Se réformer et rayonner

D’une part, la réforme intellectuelle, morale et spirituelle indispensable commence par nous-mêmes et continue par ceux qui nous entourent. Entraînons-nous et entraînons d’autres acteurs de la vie économique à avoir le réflexe de choisir la vérité et la charité, en se posant les bonnes questions. Par exemple :

Pourquoi continuer à suivre des publications spécialisées qui travestissent la vérité sur des sujets que nous connaissons bien ? C’est le cas des journaux que, paraît-il, « il faut avoir lus pour être informés », comme le Monde ou de revues qui soit disant, « ne sont pas si mal que çà » et qui inoculent leur venin à petites doses.

Pourquoi « vouloir faire comme tout le monde » quand nous avons été prévenus que large est la voie qui nous mène à la perdition, que beaucoup sont appelés, mais peu sont élus, et que tout simplement l’expérience nous enseigne que faire comme tout le monde est souvent la plus mauvaise voie.

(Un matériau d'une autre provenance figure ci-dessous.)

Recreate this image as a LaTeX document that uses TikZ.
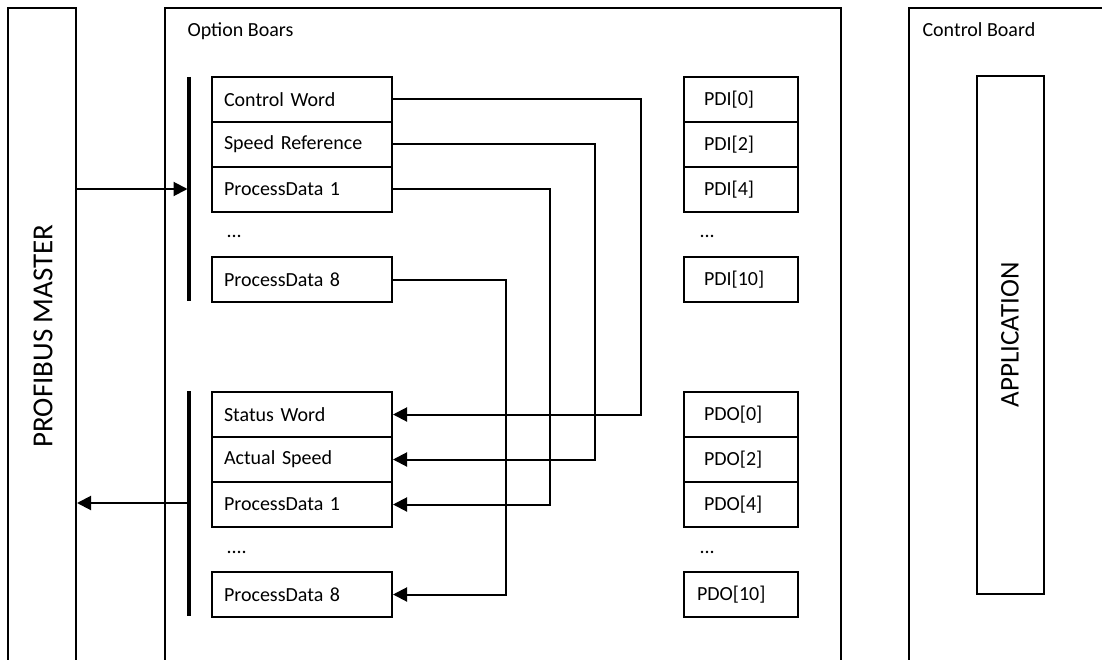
\documentclass[tikz,border=0pt]{standalone}
\usepackage{fontspec}
\setmainfont{Carlito}
\usetikzlibrary{arrows.meta}
\begin{document}
\begin{tikzpicture}[x=1pt,y=-1pt,
  font=\fontsize{20}{24}\selectfont,
  cell/.style={draw, line width=2pt, minimum height=45pt, text width=156pt,
    inner xsep=12pt, inner ysep=0pt, align=left, anchor=north west},
  pcell/.style={cell, text width=74pt, inner xsep=20pt},
  dots/.style={anchor=west},
  conn/.style={line width=2pt},
  arr/.style={conn, -{Triangle[length=14pt,width=14pt]}},
  bus/.style={line width=3.5pt},
  frame/.style={line width=1.8pt},
  big/.style={rotate=90}]
\useasboundingbox (0,0) rectangle (1102,660);

% outer frames (open at the bottom)
\draw[frame] (8,664) -- (8,8) -- (76,8) -- (76,664);
\draw[frame] (165,664) -- (165,8) -- (841,8) -- (841,664);
\draw[frame] (909,664) -- (909,8) -- (1110,8);

\node[big, font=\fontsize{29}{34}\selectfont] (master) at (43,336) {PROFIBUS MASTER};
\node[anchor=base west] (optlbl) at (184,37) {Option Boars};
\node[anchor=base west] (ctllbl) at (919,37) {Control Board};

\node[draw, line width=2pt, rotate=90, minimum width=518pt, minimum height=67pt,
  font=\fontsize{27}{32}\selectfont] (app) at (1010,335) {APPLICATION};

% input group
\node[cell] (cw) at (211,76) {Control Word};
\node[cell] (sr) at (211,121) {Speed Reference};
\node[cell] (pd1) at (211,166) {ProcessData 1};
\node[dots] (d1) at (223,236) {...};
\node[cell] (pd8) at (211,256) {ProcessData 8};

% output group
\node[cell] (sw) at (211,391) {Status Word};
\node[cell] (as) at (211,436) {Actual Speed};
\node[cell] (pd1b) at (211,481) {ProcessData 1};
\node[dots] (d2) at (223,552) {....};
\node[cell] (pd8b) at (211,571) {ProcessData 8};

% PDI
\node[pcell] (pdi0) at (683,76) {PDI[0]};
\node[pcell] (pdi2) at (683,121) {PDI[2]};
\node[pcell] (pdi4) at (683,166) {PDI[4]};
\node[dots] (d3) at (696,236) {...};
\node[pcell] (pdi10) at (683,256) {PDI[10]};

% PDO
\node[pcell] (pdo0) at (683,391) {PDO[0]};
\node[pcell] (pdo2) at (683,436) {PDO[2]};
\node[pcell] (pdo4) at (683,481) {PDO[4]};
\node[dots] (d4) at (696,552) {...};
\node[pcell, inner xsep=13pt, text width=88pt] (pdo10) at (683,571) {PDO[10]};

% buses
\coordinate (b1t) at (189,77);
\coordinate (b1b) at (189,301);
\coordinate (b2t) at (189,391);
\coordinate (b2b) at (189,616);
\draw[bus] (b1t) -- (b1b);
\draw[bus] (b2t) -- (b2b);

% master <-> buses
\coordinate (min) at (76,189);
\coordinate (bin) at (187.5,189);
\draw[arr] (min) -- (bin);
\coordinate (bout) at (189,503);
\coordinate (mout) at (77,503);
\draw[arr] (bout) -- (mout);

% loop-back connectors
\draw[arr] (cw.east) -- ++(248,0) |- (sw.east);
\draw[arr] (sr.east) -- ++(202,0) |- (as.east);
\draw[arr] (pd1.east) -- ++(157,0) |- (pd1b.east);
\draw[arr] (pd8.east) -- ++(113,0) |- (pd8b.east);
\end{tikzpicture}
\end{document}
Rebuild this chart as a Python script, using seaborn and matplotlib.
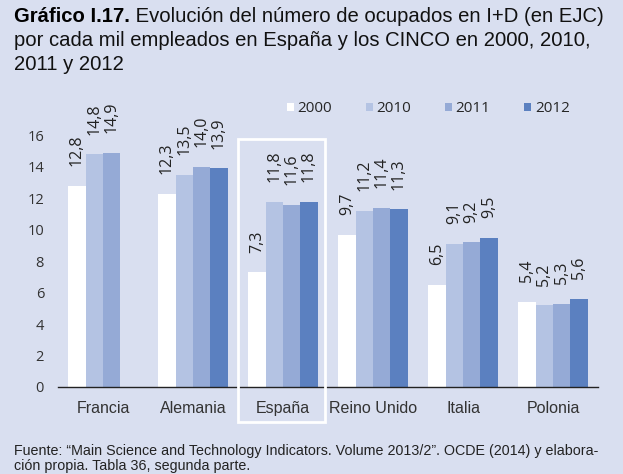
import numpy as np
import pandas as pd
import seaborn as sns
import matplotlib.pyplot as plt
from matplotlib.patches import Rectangle
from matplotlib import font_manager

# =======================
# Datos
# =======================
paises = ['Francia', 'Alemania', 'España', 'Reino Unido', 'Italia', 'Polonia']
anios = ['2000', '2010', '2011', '2012']
v2000 = [12.8, 12.3, 7.3, 9.7, 6.5, 5.4]
v2010 = [14.8, 13.5, 11.8, 11.2, 9.1, 5.2]
v2011 = [14.9, 14.0, 11.6, 11.4, 9.2, 5.3]
v2012 = [np.nan, 13.9, 11.8, 11.3, 9.5, 5.6]

colores = ['#ffffff', '#b4c3e3', '#95aad6', '#5b80c0']
fondo = '#d9dff0'

df = pd.DataFrame({'pais': paises * 4,
                   'anio': sum([[a] * len(paises) for a in anios], []),
                   'valor': v2000 + v2010 + v2011 + v2012})

# fuentes
instaladas = {f.name for f in font_manager.fontManager.ttflist}
estrecha = 'Liberation Sans Narrow' if 'Liberation Sans Narrow' in instaladas else 'Liberation Sans'
normal = 'Open Sans'

sns.set_style('white')
plt.rcParams['font.family'] = [normal, 'DejaVu Sans']

# =======================
# Figura
# =======================
fig = plt.figure(figsize=(6.23, 4.74), dpi=100, facecolor=fondo)
ax = fig.add_axes([58 / 623, 1 - 387 / 474, 540 / 623, 18 * 15.72 / 474])
ax.set_facecolor(fondo)

sns.barplot(data=df, x='pais', y='valor', hue='anio', hue_order=anios,
            palette=colores, width=0.77, gap=0, saturation=1,
            edgecolor='none', linewidth=0, ax=ax, legend=True)

ax.set_xlim(-0.5, 5.5)
ax.set_ylim(0, 18)
ax.set_yticks(range(0, 17, 2))
ax.set_xlabel('')
ax.set_ylabel('')
for s in ['top', 'right', 'left']:
    ax.spines[s].set_visible(False)
ax.spines['bottom'].set_color('#222222')
ax.spines['bottom'].set_linewidth(1)
ax.tick_params(axis='both', length=0, colors='#333333')
ax.tick_params(axis='y', labelsize=10.5, pad=10)
for lab in ax.get_xticklabels():
    lab.set_fontfamily(estrecha)
    lab.set_fontsize(11.5)
ax.tick_params(axis='x', pad=10)

# etiquetas de valores (bastante separadas de la barra, como en el original)
for cont in ax.containers:
    for barra in cont:
        h = barra.get_height()
        if np.isnan(h):
            continue
        ax.text(barra.get_x() + barra.get_width() / 2, h + 1.25,
                f'{h:.1f}'.replace('.', ','), rotation=90, ha='center',
                va='bottom', fontsize=11.5, color='#222222', clip_on=False)

# recuadro España
ax.add_patch(Rectangle((1.5, -2.25), 0.97, 18.0, fill=False, edgecolor='white',
                       linewidth=2, clip_on=False, zorder=5))

# leyenda
handles, labels = ax.get_legend_handles_labels()
ax.legend(handles, labels, ncol=4, loc='upper left', bbox_to_anchor=(0.424, 1.01),
          frameon=False, fontsize=11, handlelength=0.45, handleheight=0.45,
          handletextpad=0.25, columnspacing=2.2, borderpad=0, borderaxespad=0)

# titulo
tam = 14.6
t = fig.text(14 / 623, 1 - 22 / 474, 'Gráfico I.17.', fontfamily=estrecha,
             fontweight='bold', fontsize=tam, color='black')
ax.annotate(' Evolución del número de ocupados en I+D (en EJC)', xy=(1, 0),
            xycoords=t, va='bottom', fontfamily=estrecha, fontsize=tam, color='#111111')
fig.text(14 / 623, 1 - 46 / 474, 'por cada mil empleados en España y los CINCO en 2000, 2010,',
         fontfamily=estrecha, fontsize=tam, color='#111111')
fig.text(14 / 623, 1 - 70 / 474, '2011 y 2012', fontfamily=estrecha, fontsize=tam,
         color='#111111')

# fuente
fig.text(14 / 623, 1 - 455 / 474,
         'Fuente: “Main Science and Technology Indicators. Volume 2013/2”. OCDE (2014) y elabora-',
         fontfamily=estrecha, fontsize=10.3, color='#222222')
fig.text(14 / 623, 1 - 470 / 474, 'ción propia. Tabla 36, segunda parte.',
         fontfamily=estrecha, fontsize=10.3, color='#222222')

fig.savefig('out.png', dpi=100, facecolor=fondo)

Pourquoi ne pas appliquer nos principes là où nous sommes ? Dans la vie professionnelle nous sommes complètement dans le monde, et nous sommes confrontés en permanence à la nécessité de ne pas être du monde. La meilleure méthode est d’y jouer un rôle d’attraction, de propositions de nouvelles voies face aux impasses actuelles. C’est le cas notamment sur les questions de l’emploi, de justice, du respect du personnel, des clients, de l’autorité.

D’autre part, dès que se manifeste la demande d’en savoir plus, enseigner la doctrine économique et sociale de l’Église. Face aux actions que nous menons, certains se demandent dans l’entreprise quels sont les principes qui nous font agir. Si la démarche est vraiment honnête, c’est le moment de faire connaître la Doctrine Sociale de l’Église et de préparer la personne à nous aider dans notre tâche.

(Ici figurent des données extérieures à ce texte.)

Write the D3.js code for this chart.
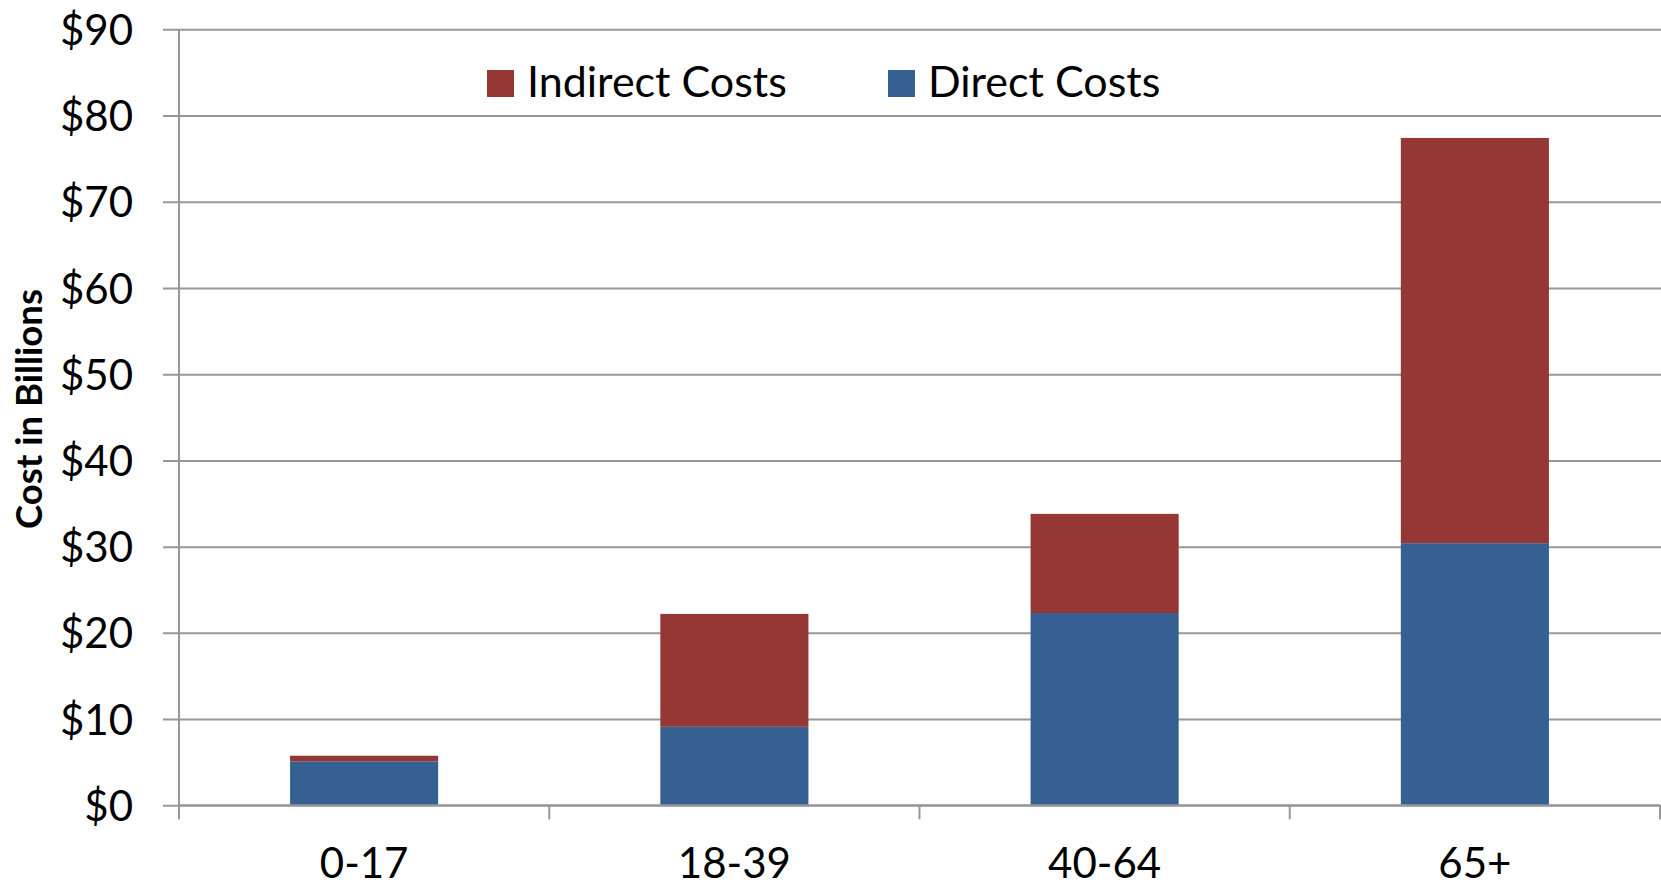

Dirons-nous encore qu’il n’y a rien à faire ? Ces quelques exemples concrets montrent les possibilités qui s’offrent à nous dès à présent. Ces actions prépareront des actions futures de plus grande ampleur le moment venu. Ce moment peut venir très vite, vu les déséquilibres que provoque le monde actuel qui veut se passer de Dieu. Viendra inévitablement le moment où NSJC aura besoin de nous. Nous trouvera-t-il vigilants, la lampe allumée au milieu des ténèbres ?

Ce seront les circonstances, qu’il a déjà choisies de toute éternité, qui feront les héros et les saints préposés à la conduite de son troupeau.

Christian Lajoinie

1

« Le chef ne doit pas s’occuper des petites choses ».